The indirect channel depends on the distribution network. But what do these guys do? And why does the indirect channel depend so heavily on distribution?
Well, it’s simple. Manufacturers cannot cover all of their markets. And, everyone (end-user/reseller) cannot buy direct from the manufacturer. The dynamics of selling and buying direct is complex for a whole host of reasons. Enter, the middle man…..or the revered (or irreverant..depending on whom you ask) distributor.
Distributors come in various stripes – global, national, regional or specialized. By specialized, I mean these are folks who have expertise in a certain business or a sub-category of a business. Pretty much everything that one sees in a store touches a distribution center (DC) of some sort. Whether the DC’s are owned by the firm or are independent, DC’s form a very vital link in complex supply chain and logistics network that covers the globe by means of which products are procured, sold and delivered.
Regardless of who these distributors are, their business model is based on operating margin. At the gross level, the distributor essentially marks up the price (disty invoice price) of the products that they buy from manufacturers and sells them downstream to the value chain. This could be a direct sale to an end-user or to the agent/reseller/retail network. More often than not, distributors do not have any direct end-user customers. Most distributors serve only the indirect channel.
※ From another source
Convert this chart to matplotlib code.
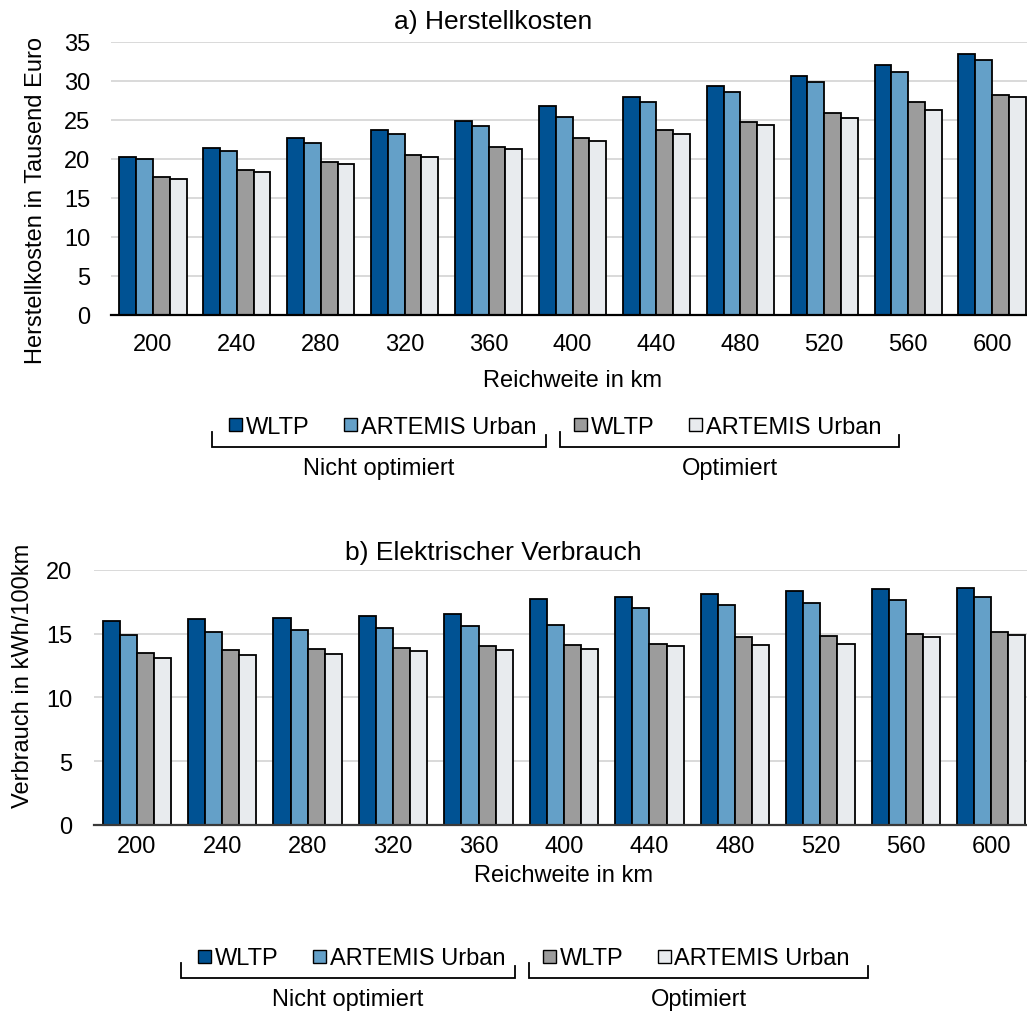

In addition to margins, distributors also receive MDF’s or Co-Ops, infrastructure support, event sponsorships, marketing campaign support, special promotions etc on a near continual basis (amortized across vendors). This support enables the distributor to add a few more points to their operating margins.
Distributors typically operate in a high-fixed cost environment. They have to operate warehouses and all the elements that come with inventory management such as damaged goods, aging goods, inventory turns, returns (RMA’s), cross-shipping, large buy-ins, bid roll outs, demand planning, transportation, etc. In addition, they have to manage the market on both sides of the equation – the vendors and their thousands of customers.
These guys are logistics experts and often even product/solution experts. Many distributors serve as proxies for manufacturers. Vendors often train distributor resources on their products, technologies and road-maps to enable distributor sales teams to be knowledgeable on the SKU’s carried by them. Distributors also constantly engage with key groups in their markets by means of events, expo’s, trade-shows and the like. This often allows vendors to connect with their customers at disty-events.
Regardless, operating margins are low and it’s a tough business as competition across distributors is stiff. Furthermore, customers tend to shop around causing a perennial downward pricing pressure. A regional or niche distributor has a better chance of making additional margins as opposed to one that carries millions of SKU’s. But it all depends on the line of business.
That said, the value add of distributors can be summed up by the following points.
- Risk Management – They help offset the product risks of the manufacturer by bringing in the inventory (sell-in).
- Logistics and Market reach – The manufacturer is now able to reach a larger market by strategically selecting the ‘right’ distributor. Further, the pain of managing product logistics spread over a large area is off-loaded to the distributor.
- LoC – Distributors offer invaluable service by means of offering a LoC (Line of Credit) to their customers. Barring a few key customers, for the manufacturer it would be inconceivable to offer LoC to all customers. Such an action would decimate the balance sheet with an extremely high (and unsustainable) AR (Accounts Receivable).
- Marketing and Sales – Most distributors have outbound marketing and sales teams to help drive revenues. Sales teams are typically inside sales teams with mostly outbound functionality. The marketing teams orchestrate programs, campaigns, events etc to help drive sales.
As I mentioned before, this is a margin business and these guys are supply chain champs. They typically have a tightly optimized DC network with associated logistics and 3-PL support. And to survive and thrive, they are are very adept at squeezing every last dollar from their supply chain(s). I will try and provide some additional color about distributors in one of my following posts.